The growing pro softball landscape
On the heels of the Women's College World Series, two pro softball leagues began play last week.
Why it matters: The existence of multiple leagues is indicative of softball's recent growth, spurred by increasing popularity of the college game and the uptick in investment across women's sports.
- AUX is a condensed version of the fantasy-style Athletes Unlimited league that launched in 2020. The standard five-week edition begins its third season in July.
- Women's Professional Fastpitch (WPF) replaces National Pro Fastpitch (NPF), which shuttered last year after two decades due to COVID-induced financial losses.
State of play: Jocelyn Alo, the Oklahoma superstar coming off her second straight WCWS title, was drafted No. 1 overall by both leagues.

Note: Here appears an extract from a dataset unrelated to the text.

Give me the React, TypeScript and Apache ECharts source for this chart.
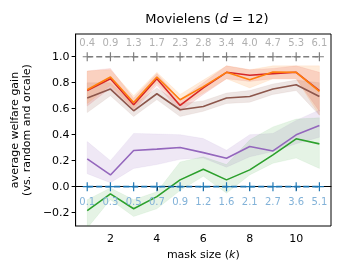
import React, { useEffect, useRef } from "react";
import * as echarts from "echarts";

const maskSizes = [1, 2, 3, 4, 5, 6, 7, 8, 9, 10, 11];

const orange = [0.746, 0.844, 0.648, 0.844, 0.669, 0.77, 0.88, 0.823, 0.883, 0.88, 0.733];
const orangeHi = [0.89, 0.9, 0.7, 0.88, 0.71, 0.82, 0.93, 0.9, 0.93, 0.93, 0.93];
const orangeLo = [0.64, 0.78, 0.6, 0.8, 0.62, 0.72, 0.83, 0.76, 0.83, 0.83, 0.55];

const red = [0.74, 0.83, 0.63, 0.83, 0.625, 0.76, 0.88, 0.857, 0.87, 0.88, 0.74];
const redHi = [0.89, 0.91, 0.68, 0.87, 0.67, 0.8, 0.93, 0.9, 0.91, 0.93, 0.88];
const redLo = [0.62, 0.76, 0.58, 0.78, 0.58, 0.71, 0.83, 0.81, 0.83, 0.83, 0.58];

const brown = [0.682, 0.751, 0.584, 0.715, 0.592, 0.617, 0.682, 0.694, 0.751, 0.785, 0.694];
const brownHi = [0.8, 0.8, 0.63, 0.76, 0.64, 0.66, 0.72, 0.74, 0.79, 0.82, 0.8];
const brownLo = [0.57, 0.7, 0.54, 0.67, 0.54, 0.58, 0.64, 0.65, 0.71, 0.74, 0.55];

const purple = [0.214, 0.09, 0.278, 0.289, 0.301, 0.262, 0.219, 0.309, 0.275, 0.399, 0.471];
const purpleHi = [0.347, 0.2, 0.41, 0.405, 0.4, 0.37, 0.28, 0.4, 0.41, 0.51, 0.59];
const purpleLo = [0.1, 0.03, 0.14, 0.17, 0.21, 0.22, 0.15, 0.23, 0.27, 0.33, 0.38];

const green = [-0.185, -0.056, -0.17, -0.077, 0.052, 0.134, 0.052, 0.129, 0.245, 0.368, 0.329];
const greenHi = [-0.1, -0.01, -0.1, -0.04, 0.19, 0.23, 0.17, 0.36, 0.46, 0.52, 0.53];
const greenLo = [-0.32, -0.1, -0.23, -0.17, -0.03, 0.08, -0.05, 0.09, 0.18, 0.22, 0.14];

const oracleLevel = 1.0;
const randomLevel = 0.0;
const oracleLabels = ["0.4", "0.9", "1.3", "1.7", "2.3", "2.8", "3.4", "4.0", "4.7", "5.3", "6.1"];
const randomLabels = ["0.1", "0.3", "0.5", "0.7", "0.9", "1.2", "1.6", "2.1", "2.7", "3.6", "5.1"];

const xTicks = [2, 4, 6, 8, 10];
const yTicks = [-0.2, 0, 0.2, 0.4, 0.6, 0.8, 1.0];

const FONT = "DejaVu Sans";
const PLUS = "path://M4.35,0h1.3v4.35h4.35v1.3h-4.35v4.35h-1.3v-4.35h-4.35v-1.3h4.35z";

function band(hi: number[], lo: number[], color: string, opacity: number) {
  return {
    type: "custom",
    data: [[maskSizes[0], hi[0]]],
    clip: true,
    silent: true,
    z: 1,
    renderItem: (_params: any, api: any) => {
      const pts: number[][] = [];
      maskSizes.forEach((x, i) => pts.push(api.coord([x, hi[i]])));
      for (let i = maskSizes.length - 1; i >= 0; i--) pts.push(api.coord([maskSizes[i], lo[i]]));
      return {
        type: "polygon",
        shape: { points: pts },
        style: { fill: color, opacity, stroke: color, lineWidth: 0.8, strokeOpacity: 0.6 },
      };
    },
  };
}

function line(values: number[], color: string, z = 3) {
  return {
    type: "line",
    data: maskSizes.map((x, i) => [x, values[i]]),
    showSymbol: false,
    symbol: "none",
    lineStyle: { color, width: 1.6 },
    itemStyle: { color },
    z,
  };
}

function refLine(level: number, color: string, labels: string[], labelColor: string, pos: string) {
  return {
    type: "line",
    data: maskSizes.map((x) => [x, level]),
    symbol: PLUS,
    symbolSize: 9,
    showSymbol: true,
    itemStyle: { color },
    lineStyle: { color, width: 1.6, type: [6, 3] },
    label: {
      show: true,
      position: pos,
      distance: 5,
      color: labelColor,
      fontFamily: FONT,
      fontSize: 10,
      formatter: (p: any) => labels[p.dataIndex],
    },
    z: 4,
  };
}

export default function App() {
  const ref = useRef<HTMLDivElement>(null);
  useEffect(() => {
    const chart = echarts.init(ref.current!, null, { renderer: "svg" });
    chart.setOption({
      animation: false,
      title: {
        text: "{n|Movielens (}{i|d}{n| = 12)}",
        left: 202,
        top: 7,
        textAlign: "center",
        textStyle: {
          fontWeight: "normal",
          rich: {
            n: { fontFamily: FONT, fontSize: 13, color: "#000", fontWeight: "normal" },
            i: { fontFamily: FONT, fontSize: 13, color: "#000", fontStyle: "italic", fontWeight: "normal" },
          },
        },
      },
      grid: {
        left: 73,
        right: 9,
        top: 34,
        bottom: 44,
        show: true,
        borderColor: "#000",
        borderWidth: 1,
        backgroundColor: "transparent",
      },
      xAxis: {
        type: "value",
        min: 0.5,
        max: 11.5,
        splitLine: { show: false },
        axisLine: { show: true, lineStyle: { color: "#000", width: 1 } },
        axisTick: { show: true, customValues: xTicks, length: 4, lineStyle: { color: "#000" } },
        axisLabel: {
          customValues: xTicks,
          color: "#000",
          fontFamily: FONT,
          fontSize: 11,
          margin: 7,
        },
        name: "{n|mask size (}{i|k}{n|)}",
        nameLocation: "middle",
        nameGap: 23,
        nameTextStyle: {
          rich: {
            n: { fontFamily: FONT, fontSize: 11, color: "#000" },
            i: { fontFamily: FONT, fontSize: 11, color: "#000", fontStyle: "italic" },
          },
        },
      },
      yAxis: {
        type: "value",
        min: -0.303,
        max: 1.175,
        splitLine: { show: false },
        axisLine: { show: true, lineStyle: { color: "#000", width: 1 } },
        axisTick: { show: true, customValues: yTicks, length: 4, lineStyle: { color: "#000" } },
        axisLabel: {
          customValues: yTicks,
          color: "#000",
          fontFamily: FONT,
          fontSize: 11,
          margin: 6,
          formatter: (v: number) => (v < 0 ? "\u2212" + Math.abs(v).toFixed(1) : v.toFixed(1)),
        },
        name: "average welfare gain\n(vs. random and orcale)",
        nameLocation: "middle",
        nameGap: 41,
        nameRotate: 90,
        nameTextStyle: { fontFamily: FONT, fontSize: 11, color: "#000", lineHeight: 12 },
      },
      series: [
        band(brownHi, brownLo, "#8c564b", 0.15),
        band(redHi, redLo, "#d62728", 0.15),
        band(orangeHi, orangeLo, "#ff7f0e", 0.15),
        band(purpleHi, purpleLo, "#9467bd", 0.15),
        band(greenHi, greenLo, "#2ca02c", 0.12),
        line(brown, "#8c564b"),
        line(purple, "#9467bd"),
        line(green, "#2ca02c"),
        line(red, "#d62728"),
        line(orange, "#ff7f0e", 3.5),
        refLine(oracleLevel, "#7f7f7f", oracleLabels, "#b0b0b0", "top"),
        refLine(randomLevel, "#1f77b4", randomLabels, "#82b2d8", "bottom"),
      ],
    });
    return () => chart.dispose();
  }, []);
  return <div ref={ref} style={{ position: "fixed", left: 0, top: 0, width: 340, height: 270 }} />;
}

- She chose WPF and debuted on Friday. The league's commissioner, Lauren Chamberlain, is a fellow Sooner whose NCAA career HR record Alo broke in March.
- WPF has just two teams for its inaugural, exhibition-style season. Athletes Unlimited has added AUX in year three and inked a two-year broadcast deal with ESPN.
The big picture: Softball is the latest women's sport to see such progress. The WNBA recently raised a record $75 million, the NWSL inked its first CBA and USWNT finally achieved equal pay.
Yes, but: Given the popularity of college softball (the WCWS outdrew the men’s last year), it's surprising that the professional game has yet to truly take off.
- Consider that most of Alo's senior teammates' and opponents' careers are now over due to a lack of viable professional options, and it's been that way for decades. One key reason? No external financial support.
- The WNBA survived early on thanks to subsidies from the NBA, which still partially owns the league, and the NWSL received similar support from U.S. Soccer. NPF got nothing.
- Now, the WNBA and NWSL are thriving, and these nascent softball leagues hope to join them.
What they're saying: "More opportunities for pro softball players is a great thing overall," Athletes Unlimited CEO Jon Patricof tells Axios.
- "I continue to be a believer that you need to treat women's sports like sports, not like a niche platform, and that’s where we are."
- To wit, the addition of AUX means more compensation for athletes, and "the deal with ESPN ensures tremendous coverage and visibility," adds Patricof.